> Problem statement:
Do not include the pictures; repeat the rest of the data exactly.

> Source material:

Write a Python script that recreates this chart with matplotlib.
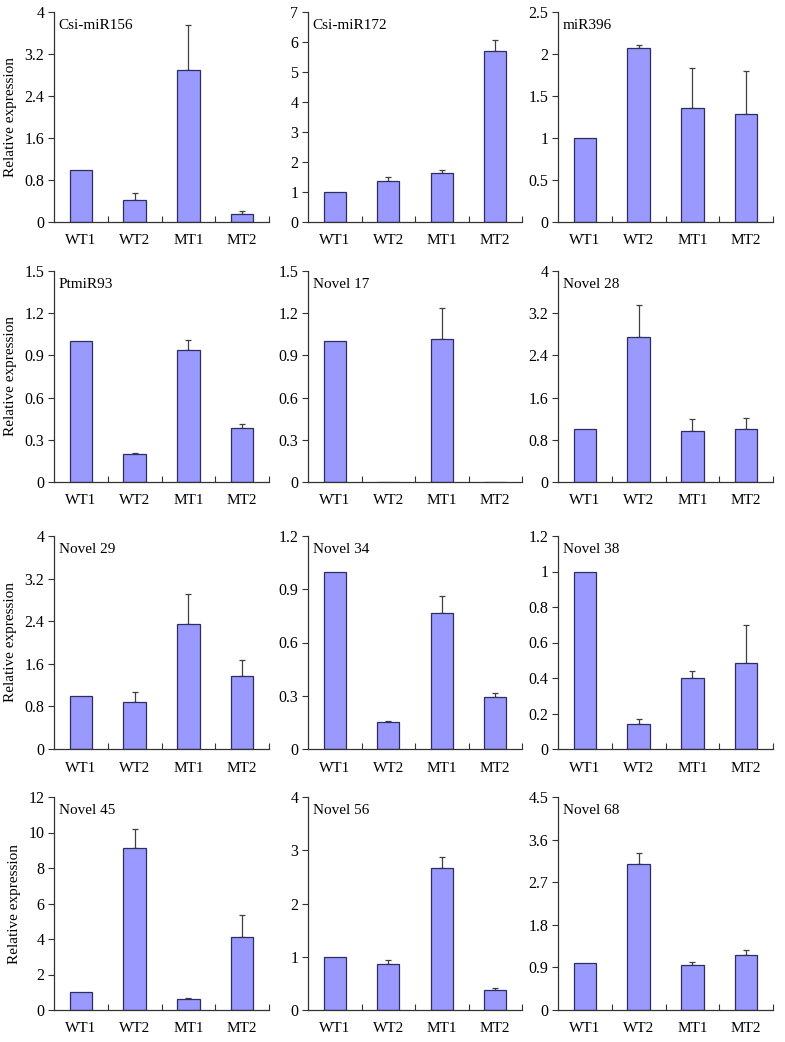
# -*- coding: utf-8 -*-
# qRT-PCR style grid of relative expression bar charts (4 x 3 panels)

import numpy as np
import matplotlib
matplotlib.use("Agg")
import matplotlib.pyplot as plt
from matplotlib.ticker import FuncFormatter, MultipleLocator

plt.rcParams['font.family'] = ['Liberation Serif', 'DejaVu Serif']
plt.rcParams['font.size'] = 11

# data
samples = ["WT1", "WT2", "MT1", "MT2"]

panel_names = ["Csi-miR156", "Csi-miR172", "miR396",
               "PtmiR93", "Novel 17", "Novel 28",
               "Novel 29", "Novel 34", "Novel 38",
               "Novel 45", "Novel 56", "Novel 68"]

mir156 = [1.0, 0.42, 2.9, 0.16]
mir156_err = [0.0, 0.14, 0.85, 0.05]
mir172 = [1.0, 1.37, 1.64, 5.69]
mir172_err = [0.0, 0.12, 0.11, 0.37]
mir396 = [1.0, 2.07, 1.36, 1.29]
mir396_err = [0.0, 0.04, 0.47, 0.51]
ptmir93 = [1.0, 0.196, 0.936, 0.383]
ptmir93_err = [0.0, 0.012, 0.07, 0.031]
novel17 = [1.0, 0.0, 1.015, 0.0]
novel17_err = [0.0, 0.0, 0.22, 0.0]
novel28 = [1.0, 2.75, 0.96, 1.01]
novel28_err = [0.0, 0.61, 0.23, 0.21]
novel29 = [1.0, 0.885, 2.35, 1.365]
novel29_err = [0.0, 0.19, 0.56, 0.315]
novel34 = [1.0, 0.15, 0.767, 0.294]
novel34_err = [0.0, 0.01, 0.094, 0.024]
novel38 = [1.0, 0.142, 0.401, 0.486]
novel38_err = [0.0, 0.029, 0.037, 0.214]
novel45 = [1.0, 9.12, 0.62, 4.1]
novel45_err = [0.0, 1.1, 0.06, 1.26]
novel56 = [1.0, 0.857, 2.67, 0.373]
novel56_err = [0.0, 0.073, 0.21, 0.043]
novel68 = [1.0, 3.08, 0.948, 1.159]
novel68_err = [0.0, 0.23, 0.056, 0.105]

means = [mir156, mir172, mir396, ptmir93, novel17, novel28,
         novel29, novel34, novel38, novel45, novel56, novel68]
errors = [mir156_err, mir172_err, mir396_err, ptmir93_err, novel17_err, novel28_err,
          novel29_err, novel34_err, novel38_err, novel45_err, novel56_err, novel68_err]

y_max = [4, 7, 2.5, 1.5, 1.5, 4, 4, 1.2, 1.2, 12, 4, 4.5]
y_step = [0.8, 1, 0.5, 0.3, 0.3, 0.8, 0.8, 0.3, 0.2, 2, 1, 0.9]

# layout in pixels (figure is 785 x 1042)
W, H = 785, 1042
col_left = [54, 308, 558]
col_width = [215, 214, 215]
row_top = [12, 271, 536, 797]
row_zero = [222, 482, 749, 1010]

bar_color = "#9999FF"
edge_color = "#2E2E5E"
axis_color = "#333333"

fig = plt.figure(figsize=(W / 100, H / 100), dpi=100)

fmt = FuncFormatter(lambda v, pos: f"{round(v, 3):g}")

for i in range(12):
    r, c = divmod(i, 3)
    ax = fig.add_axes([col_left[c] / W, 1 - row_zero[r] / H,
                       col_width[c] / W, (row_zero[r] - row_top[r]) / H])
    x = np.arange(len(samples))
    vals = np.array(means[i])
    errs = np.array(errors[i])

    ax.bar(x, vals, width=0.42, color=bar_color, edgecolor=edge_color,
           linewidth=0.9, zorder=2)
    # one-sided (upper) error bars, only where there is an error
    m = errs > 0
    ax.errorbar(x[m], vals[m], yerr=[np.zeros(m.sum()), errs[m]], fmt='none',
                ecolor="#404040", elinewidth=0.9, capsize=2.5, capthick=0.9,
                zorder=1)

    ax.set_xlim(-0.5, 3.5)
    ax.set_ylim(0, y_max[i])
    ax.yaxis.set_major_locator(MultipleLocator(y_step[i]))
    ax.yaxis.set_major_formatter(fmt)

    ax.set_xticks(x)
    ax.set_xticklabels(samples)
    ax.set_xticks([0.5, 1.5, 2.5, 3.5], minor=True)
    ax.tick_params(axis='x', which='major', length=0, pad=9, labelsize=11)
    ax.tick_params(axis='x', which='minor', direction='in', length=4,
                   width=0.8, color=axis_color)
    ax.tick_params(axis='y', direction='out', length=4, width=0.8,
                   color=axis_color, pad=3, labelsize=11.5)

    for side in ['top', 'right']:
        ax.spines[side].set_visible(False)
    for side in ['left', 'bottom']:
        ax.spines[side].set_color(axis_color)
        ax.spines[side].set_linewidth(0.9)

    ax.text(0.022, 0.935, panel_names[i], transform=ax.transAxes,
            ha='left', va='center', fontsize=11)

    if c == 0:
        ax.set_ylabel("Relative expression", fontsize=11, labelpad=5)

plt.savefig("out.png", dpi=100)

> Completed task:
Write a Python script that recreates this chart with matplotlib.
# -*- coding: utf-8 -*-
# qRT-PCR style grid of relative expression bar charts (4 x 3 panels)

import numpy as np
import matplotlib
matplotlib.use("Agg")
import matplotlib.pyplot as plt
from matplotlib.ticker import FuncFormatter, MultipleLocator

plt.rcParams['font.family'] = ['Liberation Serif', 'DejaVu Serif']
plt.rcParams['font.size'] = 11

# data
samples = ["WT1", "WT2", "MT1", "MT2"]

panel_names = ["Csi-miR156", "Csi-miR172", "miR396",
               "PtmiR93", "Novel 17", "Novel 28",
               "Novel 29", "Novel 34", "Novel 38",
               "Novel 45", "Novel 56", "Novel 68"]

mir156 = [1.0, 0.42, 2.9, 0.16]
mir156_err = [0.0, 0.14, 0.85, 0.05]
mir172 = [1.0, 1.37, 1.64, 5.69]
mir172_err = [0.0, 0.12, 0.11, 0.37]
mir396 = [1.0, 2.07, 1.36, 1.29]
mir396_err = [0.0, 0.04, 0.47, 0.51]
ptmir93 = [1.0, 0.196, 0.936, 0.383]
ptmir93_err = [0.0, 0.012, 0.07, 0.031]
novel17 = [1.0, 0.0, 1.015, 0.0]
novel17_err = [0.0, 0.0, 0.22, 0.0]
novel28 = [1.0, 2.75, 0.96, 1.01]
novel28_err = [0.0, 0.61, 0.23, 0.21]
novel29 = [1.0, 0.885, 2.35, 1.365]
novel29_err = [0.0, 0.19, 0.56, 0.315]
novel34 = [1.0, 0.15, 0.767, 0.294]
novel34_err = [0.0, 0.01, 0.094, 0.024]
novel38 = [1.0, 0.142, 0.401, 0.486]
novel38_err = [0.0, 0.029, 0.037, 0.214]
novel45 = [1.0, 9.12, 0.62, 4.1]
novel45_err = [0.0, 1.1, 0.06, 1.26]
novel56 = [1.0, 0.857, 2.67, 0.373]
novel56_err = [0.0, 0.073, 0.21, 0.043]
novel68 = [1.0, 3.08, 0.948, 1.159]
novel68_err = [0.0, 0.23, 0.056, 0.105]

means = [mir156, mir172, mir396, ptmir93, novel17, novel28,
         novel29, novel34, novel38, novel45, novel56, novel68]
errors = [mir156_err, mir172_err, mir396_err, ptmir93_err, novel17_err, novel28_err,
          novel29_err, novel34_err, novel38_err, novel45_err, novel56_err, novel68_err]

y_max = [4, 7, 2.5, 1.5, 1.5, 4, 4, 1.2, 1.2, 12, 4, 4.5]
y_step = [0.8, 1, 0.5, 0.3, 0.3, 0.8, 0.8, 0.3, 0.2, 2, 1, 0.9]

# layout in pixels (figure is 785 x 1042)
W, H = 785, 1042
col_left = [54, 308, 558]
col_width = [215, 214, 215]
row_top = [12, 271, 536, 797]
row_zero = [222, 482, 749, 1010]

bar_color = "#9999FF"
edge_color = "#2E2E5E"
axis_color = "#333333"

fig = plt.figure(figsize=(W / 100, H / 100), dpi=100)

fmt = FuncFormatter(lambda v, pos: f"{round(v, 3):g}")

for i in range(12):
    r, c = divmod(i, 3)
    ax = fig.add_axes([col_left[c] / W, 1 - row_zero[r] / H,
                       col_width[c] / W, (row_zero[r] - row_top[r]) / H])
    x = np.arange(len(samples))
    vals = np.array(means[i])
    errs = np.array(errors[i])

    ax.bar(x, vals, width=0.42, color=bar_color, edgecolor=edge_color,
           linewidth=0.9, zorder=2)
    # one-sided (upper) error bars, only where there is an error
    m = errs > 0
    ax.errorbar(x[m], vals[m], yerr=[np.zeros(m.sum()), errs[m]], fmt='none',
                ecolor="#404040", elinewidth=0.9, capsize=2.5, capthick=0.9,
                zorder=1)

    ax.set_xlim(-0.5, 3.5)
    ax.set_ylim(0, y_max[i])
    ax.yaxis.set_major_locator(MultipleLocator(y_step[i]))
    ax.yaxis.set_major_formatter(fmt)

    ax.set_xticks(x)
    ax.set_xticklabels(samples)
    ax.set_xticks([0.5, 1.5, 2.5, 3.5], minor=True)
    ax.tick_params(axis='x', which='major', length=0, pad=9, labelsize=11)
    ax.tick_params(axis='x', which='minor', direction='in', length=4,
                   width=0.8, color=axis_color)
    ax.tick_params(axis='y', direction='out', length=4, width=0.8,
                   color=axis_color, pad=3, labelsize=11.5)

    for side in ['top', 'right']:
        ax.spines[side].set_visible(False)
    for side in ['left', 'bottom']:
        ax.spines[side].set_color(axis_color)
        ax.spines[side].set_linewidth(0.9)

    ax.text(0.022, 0.935, panel_names[i], transform=ax.transAxes,
            ha='left', va='center', fontsize=11)

    if c == 0:
        ax.set_ylabel("Relative expression", fontsize=11, labelpad=5)

plt.savefig("out.png", dpi=100)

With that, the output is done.